Hay pocas veces en las que una cinta puede traspasar y morder géneros, Déjame entrar es una de esas excepciones: un romance atemporal, más allá de las limitantes de la edad o naturaleza de los protagonistas.

La premisa puede parecer un refrito de la saga de Crepúsculo, pero es justo lo contrario: es la visión más humana y realista, de la relación entre un vampiro y un adolescente. Déjame entrar presenta primero a Oskar, un niño inseguro que es molestado por sus compañeros de clase; un día conoce a su nueva vecina, Eli, una pálida chica de 12 años. Ambos se vuelven amigos y un poco más: su condición solitaria los vuelve afines, como si hubieran encontrado el uno en el otro un remedio para su sufrimiento.

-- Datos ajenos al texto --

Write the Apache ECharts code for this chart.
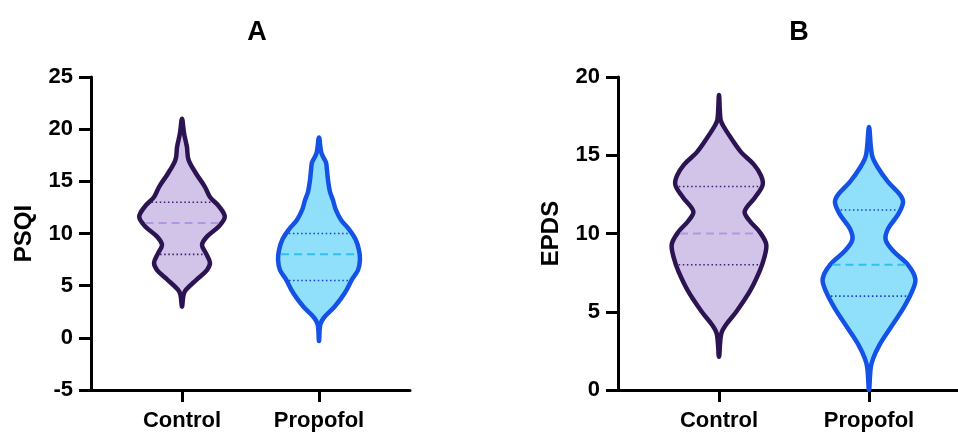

En el momento que Oskar descubre que Eli es una vampiresa, ya es muy tarde para tener miedo y alejarse de su lado: se ha enamorado de ella (la escena en la cual Eli bebe sangre del piso es gótica y a la vez, decadente). Su amor no es un capricho para ensalzar esta teoría del vampiro romántico, seductor o eterno; aquí nace como un proceso natural, como la fusión de dos personas en el paisaje desértico de Estocolmo.

El director Alfredson, moldeó su obra con elementos clásicos del terror (gore incluido), hasta colocarnos frente a frente a un suspenso que rompe el paradigma del primer amor. No es exageración, es un clásico que reimagina el cine de vampiros.